>> BEGIN DATASET SECTION
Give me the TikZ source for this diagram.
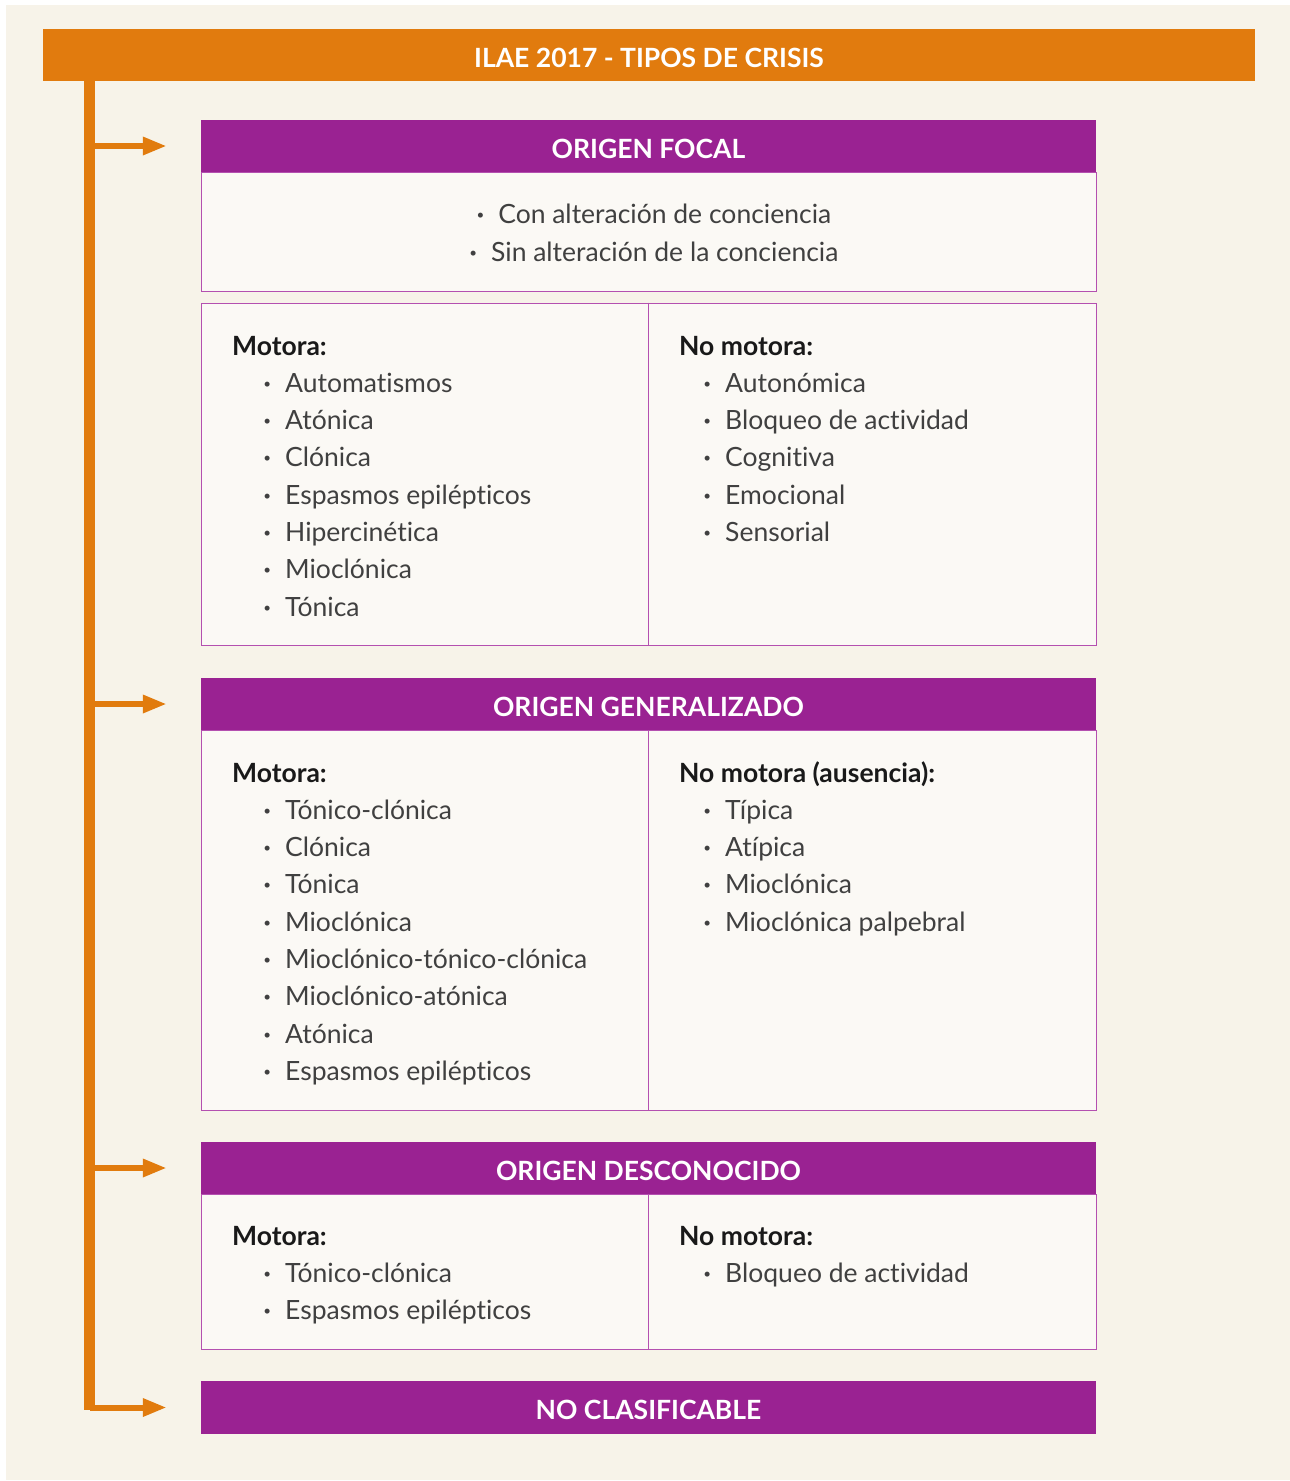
\documentclass[tikz,border=0pt]{standalone}
\usepackage{fontspec}
\setmainfont{Lato}[Ligatures=NoCommon]
\usetikzlibrary{arrows.meta}
\definecolor{ilaeorange}{HTML}{E17B0E}
\definecolor{ilaepurple}{HTML}{9A2292}
\definecolor{cream}{HTML}{F7F3E9}
\definecolor{boxfill}{HTML}{FBF9F5}
\definecolor{boxline}{HTML}{B450B0}
\definecolor{txt}{HTML}{404040}
\newcommand{\itm}[1]{\makebox[23.5pt][l]{\hspace{2pt}\bfseries·}#1}
\newcommand{\bigfont}{\fontsize{26.5}{30}\selectfont}

\begin{document}
\begin{tikzpicture}[x=1pt,y=-1pt,
  title/.style={fill=ilaeorange,text=white,font=\bfseries\bigfont,minimum width=1212pt,minimum height=52pt,inner sep=0pt,text height=24pt,text depth=0pt},
  head/.style={fill=ilaepurple,text=white,font=\bfseries\bigfont,minimum width=895pt,minimum height=52pt,inner sep=0pt,text height=24pt,text depth=0pt},
  panel/.style={draw=boxline,fill=boxfill,line width=1pt,minimum width=895pt,inner sep=0pt},
  lbl/.style={anchor=base west,font=\bfseries\bigfont,text=black!90,inner sep=0pt},
  item/.style={anchor=base west,font=\bigfont,text=txt,inner sep=0pt},
  trunk/.style={draw=ilaeorange,line width=11pt},
  arr/.style={draw=ilaeorange,line width=6pt,-{Triangle[length=24pt,width=17pt]}}]
  \useasboundingbox (0,0) rectangle (1290,1481);
  \fill[cream] (6,5) rectangle (1290,1480);

  \node[title] (title) at (649,55) {ILAE 2017 - TIPOS DE CRISIS};

  % panels
  \node[panel,minimum height=119pt] (focalA) at (648.5,231.5) {};
  \node[panel,minimum height=342pt] (focalB) at (648.5,474) {};
  \node[panel,minimum height=380pt] (gen) at (648.5,920) {};
  \node[panel,minimum height=155pt] (desc) at (648.5,1271.5) {};
  \foreach \p in {focalB,gen,desc}
    \draw[boxline,line width=1pt] (\p.north) -- (\p.south);

  \node[head] (focal) at (648.5,146) {ORIGEN FOCAL};
  \node[head] (general) at (648.5,704) {ORIGEN GENERALIZADO};
  \node[head] (unknown) at (648.5,1168) {ORIGEN DESCONOCIDO};
  \node[head,minimum height=53pt] (noclas) at (648.5,1407.5) {NO CLASIFICABLE};

  % trunk and arrows
  \coordinate (trunkbot) at (89.5,1410);
  \draw[trunk] (title.south -| trunkbot) -- (trunkbot);
  \foreach \h in {focal,general,unknown,noclas}
    \draw[arr] (trunkbot |- \h.west) -- ([xshift=-34pt]\h.west);

  % focal
  \node[item,anchor=base] (aw1) at (653,223) {\itm{Con alteración de conciencia}};
  \node[item,anchor=base] (aw2) at (653,261) {\itm{Sin alteración de la conciencia}};
  \node[lbl] (fmot) at (232,355) {Motora:};
  \foreach \t [count=\i from 0] in {Automatismos,Atónica,Clónica,Espasmos epilépticos,Hipercinética,Mioclónica,Tónica}
    \node[item] (fm\i) at (261.5,392.3+37.3*\i) {\itm{\t}};
  \node[lbl] (fnon) at (679,355) {No motora:};
  \foreach \t [count=\i from 0] in {Autonómica,Bloqueo de actividad,Cognitiva,Emocional,Sensorial}
    \node[item] (fn\i) at (701.5,392.3+37.3*\i) {\itm{\t}};

  % generalized
  \node[lbl] (gmot) at (232,782) {Motora:};
  \foreach \t [count=\i from 0] in {Tónico-clónica,Clónica,Tónica,Mioclónica,Mioclónico-tónico-clónica,Mioclónico-atónica,Atónica,Espasmos epilépticos}
    \node[item] (gm\i) at (261.5,819.3+37.3*\i) {\itm{\t}};
  \node[lbl] (gnon) at (679,782) {No motora (ausencia):};
  \foreach \t [count=\i from 0] in {Típica,Atípica,Mioclónica,Mioclónica palpebral}
    \node[item] (gn\i) at (701.5,819.3+37.3*\i) {\itm{\t}};

  % unknown
  \node[lbl] (umot) at (232,1245) {Motora:};
  \foreach \t [count=\i from 0] in {Tónico-clónica,Espasmos epilépticos}
    \node[item] (um\i) at (261.5,1282.3+37.3*\i) {\itm{\t}};
  \node[lbl] (unon) at (679,1245) {No motora:};
  \node[item] (un0) at (701.5,1282.3) {\itm{Bloqueo de actividad}};
\end{tikzpicture}
\end{document}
>> END DATASET SECTION
TASK PROMPT: Pictures excluded, repeat exactly the lines from the top of the material through the line with "(\p.north) -- (\p.south);", including both of those lines.

ANSWER:
Give me the TikZ source for this diagram.
\documentclass[tikz,border=0pt]{standalone}
\usepackage{fontspec}
\setmainfont{Lato}[Ligatures=NoCommon]
\usetikzlibrary{arrows.meta}
\definecolor{ilaeorange}{HTML}{E17B0E}
\definecolor{ilaepurple}{HTML}{9A2292}
\definecolor{cream}{HTML}{F7F3E9}
\definecolor{boxfill}{HTML}{FBF9F5}
\definecolor{boxline}{HTML}{B450B0}
\definecolor{txt}{HTML}{404040}
\newcommand{\itm}[1]{\makebox[23.5pt][l]{\hspace{2pt}\bfseries·}#1}
\newcommand{\bigfont}{\fontsize{26.5}{30}\selectfont}

\begin{document}
\begin{tikzpicture}[x=1pt,y=-1pt,
  title/.style={fill=ilaeorange,text=white,font=\bfseries\bigfont,minimum width=1212pt,minimum height=52pt,inner sep=0pt,text height=24pt,text depth=0pt},
  head/.style={fill=ilaepurple,text=white,font=\bfseries\bigfont,minimum width=895pt,minimum height=52pt,inner sep=0pt,text height=24pt,text depth=0pt},
  panel/.style={draw=boxline,fill=boxfill,line width=1pt,minimum width=895pt,inner sep=0pt},
  lbl/.style={anchor=base west,font=\bfseries\bigfont,text=black!90,inner sep=0pt},
  item/.style={anchor=base west,font=\bigfont,text=txt,inner sep=0pt},
  trunk/.style={draw=ilaeorange,line width=11pt},
  arr/.style={draw=ilaeorange,line width=6pt,-{Triangle[length=24pt,width=17pt]}}]
  \useasboundingbox (0,0) rectangle (1290,1481);
  \fill[cream] (6,5) rectangle (1290,1480);

  \node[title] (title) at (649,55) {ILAE 2017 - TIPOS DE CRISIS};

  % panels
  \node[panel,minimum height=119pt] (focalA) at (648.5,231.5) {};
  \node[panel,minimum height=342pt] (focalB) at (648.5,474) {};
  \node[panel,minimum height=380pt] (gen) at (648.5,920) {};
  \node[panel,minimum height=155pt] (desc) at (648.5,1271.5) {};
  \foreach \p in {focalB,gen,desc}
    \draw[boxline,line width=1pt] (\p.north) -- (\p.south);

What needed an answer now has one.